I've since replaced this cable, but it has returned to a similar state of separation. The cam seems to be mashing the contact side of the serving (notice how the diameter narrows slightly) and separating the side that doesn't contact the cam groove. I'm actually not too concerned about it right now. I've kept a close eye on the serving and there is still complete string coverage on the contact side. It hasn't changed a bit in the last 500 shots. I don't think it's unsafe to shoot it like that, even as crumby as it looks.


----------



## GMM (Jun 19, 2004)

That separation isnt bad. You are always going to have that unless you tie your own serving. Just make it tighter. Now that the cable is broke in you wont have separation any more. Most single cam bows do this, I wouldnt worry about it untill the serving was cut or really unraveled.

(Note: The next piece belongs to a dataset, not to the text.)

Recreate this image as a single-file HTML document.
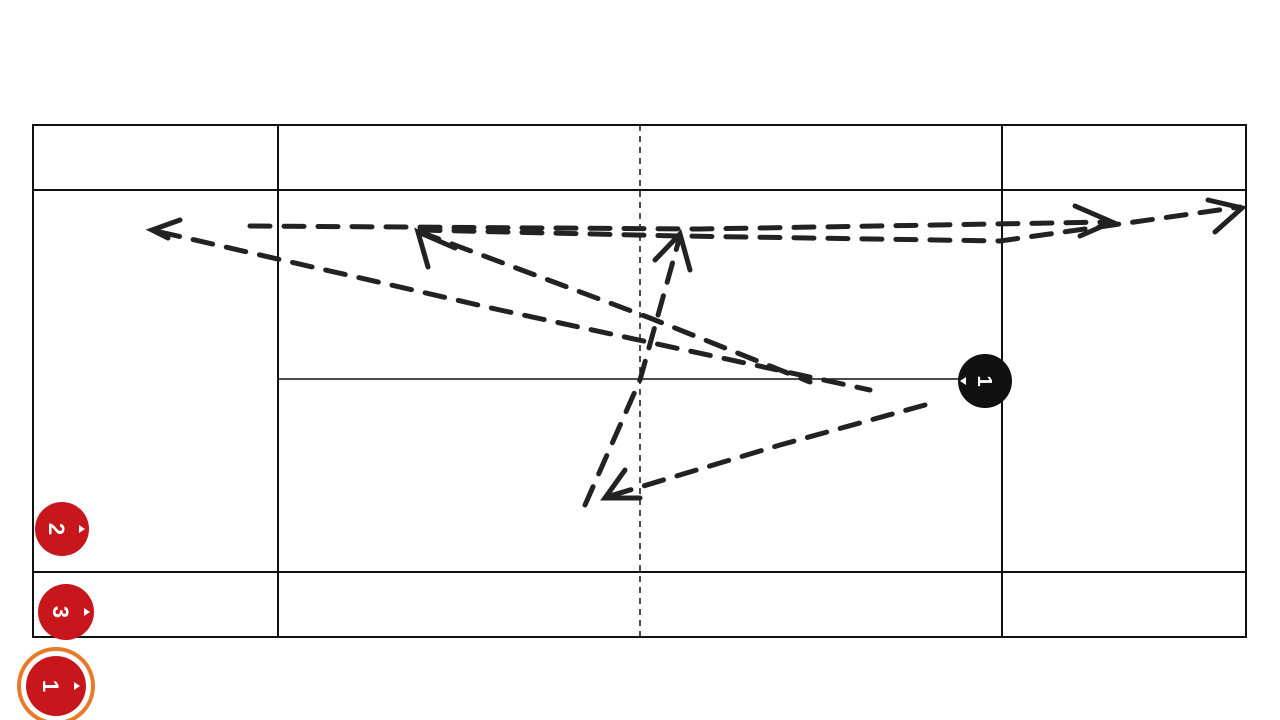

Then take it to someone who makes strings and have them reserve it.

GMM


----------



## BagginBigguns (Aug 17, 2004)

That's good to know. Although, it was served by a string maker far more qualified than I. I doubt I could do better. Surprisingly, the original cable didn't have this issue. It did, however have a larger diamter serving that didn't fit the cam grooves very well. Consequently the razor sharp edges on the cam grooves gradually shaved away at the stock serving, leading me to purchase an aftermarket string. It seems that I can't have the best of both worlds. No big deal, though. It should be just fine as it is. Aside from the cable serving issue, this bow has been a treat.


----------



## NY911 (Dec 12, 2004)

*My Switchback too!*

Mine is identical to picture above.


----------



## 28LX (Feb 17, 2004)

Mathews is aware of the separation issues and will replace your cable. The original cables where too large in diameter and the serving would rub off. I took my Switchback in for its pre season check up and my dealer told me Mathews had sent him a bunch of cables to replace the originals on the Switchbacks and he put a new one on. It is much smaller in diameter and doesnt seem to have any problems with rubbing. You may want to save some money and go this route I have had good luck with my Barracuda string and cable not stretching.


----------



## rachunter (Jan 16, 2003)

Guys there is no separation issues with the Winners Choice strings and cables. 
I have over 2,000 shots on mine and zero separation. I will try to post a pic of mine when I get home this evening.


----------